People like to feel like they’re immortal, Jared Jacobsen said. But an important part of life is that it’s finite — we will all die eventually.

Jacobsen, organist and coordinator of worship and sacred music, will help Chautauquans grapple with that idea in this week’s Sacred Song Service, “In Remembrance.” At 8 p.m. Sunday in the Amphitheater, Jacobsen will lead the service, which will feature “Requiem” by Gabriel Fauré.

Most composers wrote their own requiem, which is a collection of texts for the burial of the dead.

“They’re very dramatic texts and they, in many ways, parallel the five stages of grief,” Jacobsen said. “Some composers use this requiem to wrestle with God, to be angry with God, to try to be resigned with God, to say goodbye to people [and] to hold out a hope for something brighter in the future in terms of a faith journey.”

Jacobsen said although most requiems are dark and gloomy, Fauré’s is “uncommonly tender, sweet and loving.”

“[Fauré] sidesteps most of the darker parts of the requiem texts, so there are no tubas calling you home from the regions of heaven,” Jacobsen said. “There’s a little bit of shaking the fist at God, which is common when a person dies, but not as much as other composers.”

Jacobsen organized a sing-along for Handel’s “Messiah” a few years ago, which some of his friends thought was completely ridiculous. That’s when one of them made a comment saying: “What’s next? A sing-along for ‘Requiem?’ ”

Even though they all giggled, Jacobsen said the snarky comment actually got him thinking about it. Besides “Messiah,” Jacobsen said “Requiem” is the only other large choral piece that most people in church choir would likely have sung at some point, so it will be familiar to a Chautauqua audience.

The guest conductor for this Sacred Song Service will be a childhood friend of Jacobsen’s: Kathleen Riley Milford. Coincidentally, the soprano soloist is a Chautauquan also named Kathleen Riley.

But the Sacred Song Service will actually include a multitude of different names.

All season long, Chautauqua’s denominational houses have held spiral books that serve as “living documents” where Chautauquans write names of people they want to remember in a special way. The books will be placed on display around the Amphitheater during the Sacred Song Service, so attendees can look at or write in them.

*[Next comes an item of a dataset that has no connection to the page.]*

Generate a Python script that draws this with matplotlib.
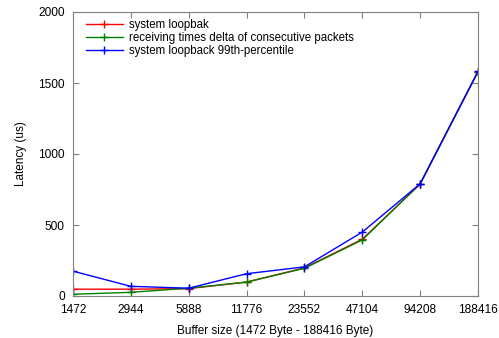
import matplotlib
matplotlib.use("Agg")
import matplotlib.pyplot as plt

categories = ["1472", "2944", "5888", "11776", "23552", "47104", "94208", "188416"]
loopbak = [48, 48, 52, 98, 198, 400, 788, 1580]
delta = [12, 26, 55, 98, 195, 395, 790, 1580]
p99 = [175, 68, 55, 157, 205, 450, 790, 1582]
y_ticks = [0, 500, 1000, 1500, 2000]

plt.rcParams['font.family'] = ['Liberation Sans', 'DejaVu Sans']
fig = plt.figure(figsize=(4.99, 3.38), dpi=100)
ax = fig.add_axes([73/499, 1-296/338, (478-73)/499, (296-12)/338])
x = list(range(len(categories)))
ax.plot(x, loopbak, color='#ff0000', marker='+', ms=6, lw=1, label='system loopbak')
ax.plot(x, delta, color='#008000', marker='+', ms=6, lw=1, label='receiving times delta of consecutive packets')
ax.plot(x, p99, color='#0000ff', marker='+', ms=6, lw=1, label='system loopback 99th-percentile')
ax.set_xlim(0, len(categories)-1)
ax.set_ylim(0, 2000)
ax.set_xticks(x)
ax.set_xticklabels(categories)
ax.set_yticks(y_ticks)
ax.tick_params(direction='in', top=True, right=True, labelsize=8.6, color='#808080', length=4, pad=6)
for s in ax.spines.values():
    s.set_color('#808080')
ax.set_xlabel('Buffer size (1472 Byte - 188416 Byte)', fontsize=8.5, labelpad=6)
ax.set_ylabel('Latency (us)', fontsize=8.5, labelpad=8)
ax.legend(loc='upper left', bbox_to_anchor=(0.015, 1.0), frameon=False, fontsize=8.3,
          handlelength=3.2, borderaxespad=0.2, labelspacing=0.1, handletextpad=0.5)
fig.savefig('out.png', dpi=100)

“Everything about the evening is tender and gentle and reflective, and by nature rather open-ended, since we don’t understand the end of that journey: when somebody passes away,” Jacobsen said. “A lot of life can happen between one Chautauqua [season] and the next, so this is our way to fold in people who are important to us and to celebrate their lives and their passing with one of the greatest choral pieces of all time.”